Oireachtas Joint and Select Committees

Thursday, 13 January 2022

Joint Oireachtas Committee on Climate Action

Carbon Budgets: Discussion (Resumed)

Mr. Oisín Coghlan:

For clarity, first of all, the 7% average is what is required to hit the Government and climate law target of a 51% reduction by 2030.

For clarity, purely mathematically, that is not our fair share of a Paris Agreement-aligned just transition climate carbon budget. Perhaps we should be doing 11% per year at this point in order to do that. There are various ways of calculating it. If we take into account issues such as just transition and fairness, and the effort required to get action going and emissions reductions, I am not sure that we can achieve much more than 51% by 2030. That is nine years away. It takes time, and this is not about delaying action. It is absolutely about early action. As I said earlier, every time the State faces a choice at local and national level between options that may reduce emissions or may not reduce emissions, we must choose the option that reduces emissions. We have no more time to waste.

Even if we do all of that, it is hard to see us reducing emissions by more than 50% by 2030. That is a doubling of the rate of reduction compared to the 2019 climate action plan proposals, which is less than three years ago.
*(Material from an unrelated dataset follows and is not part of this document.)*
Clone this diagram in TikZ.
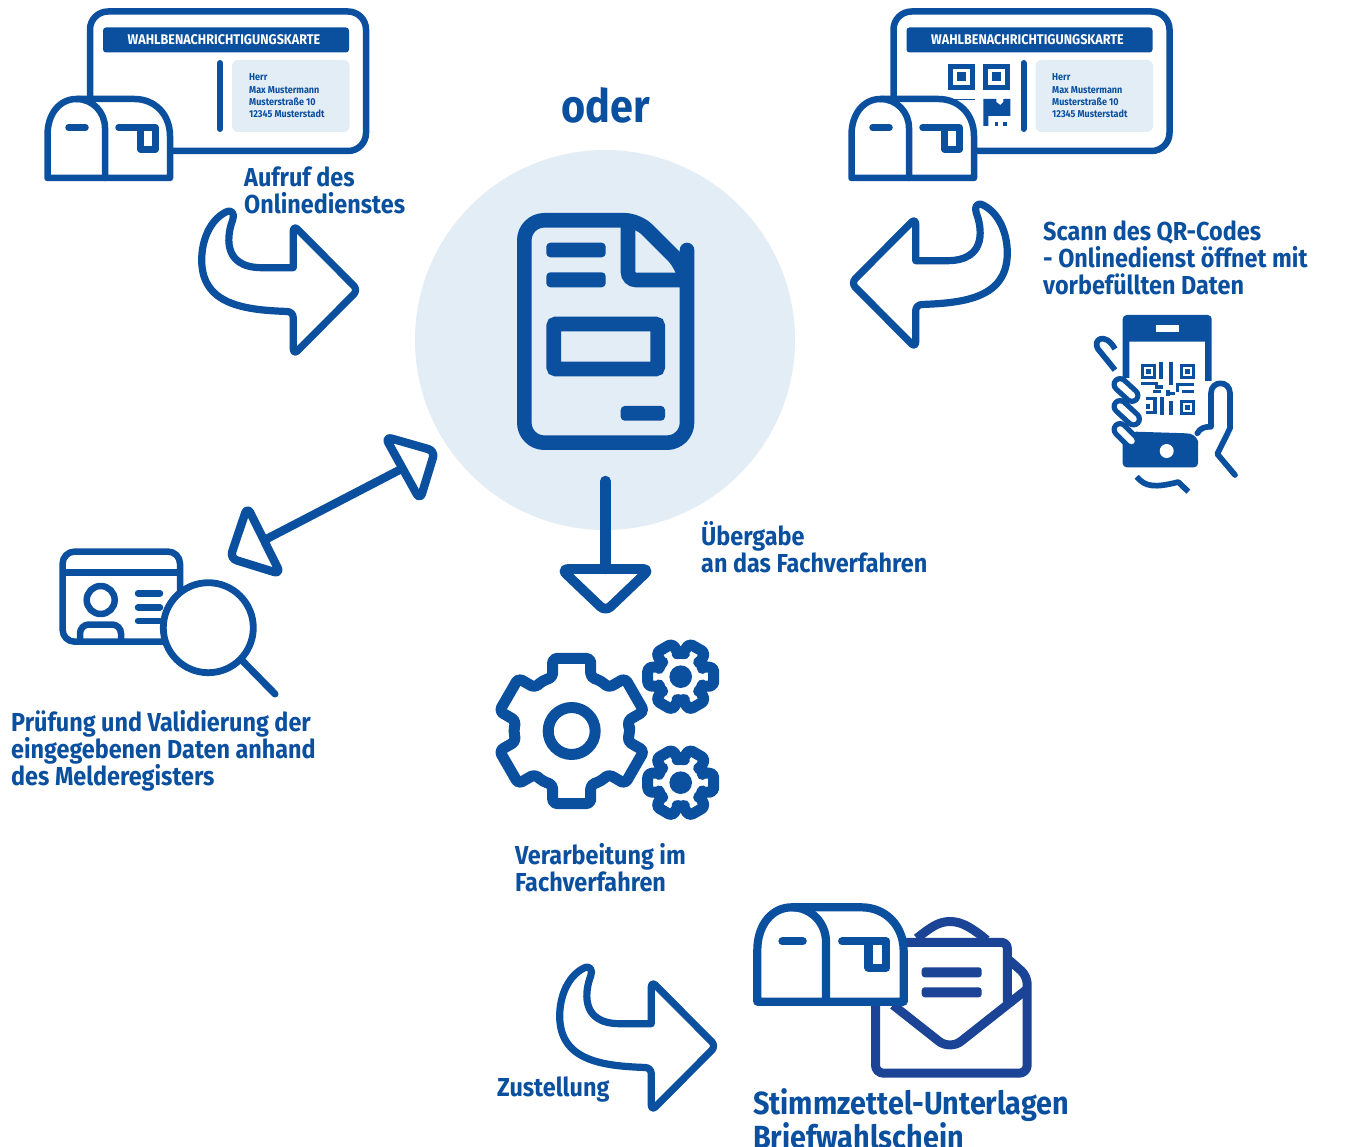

I do not believe that any more is practicably possible, or politically possible, or possible with regard to a just transition. If we are saying that we are to get to 80% or 70% by 2030 and 60% by 2026, we must ask if it possible to do that in a way that does not massively impact on the poor and the vulnerable in Ireland, or on sectors in the context of shutting stuff down. The 50% reduction by 2030 is probably all that is possible, but we need to acknowledge that it is not our fair share. Many of the models around fair share date back ten or 15 years. This is the typical Irish directions of "I would not start from here." We have lost a decade that we should not have lost. Many of the models of fair share, even going back 15 years, said that there was always going to have to be an element of climate finance also, and we are not giving a fair share of climate finance. That is particularly necessary if we are not able to do our immediate fair share of emissions reductions right now.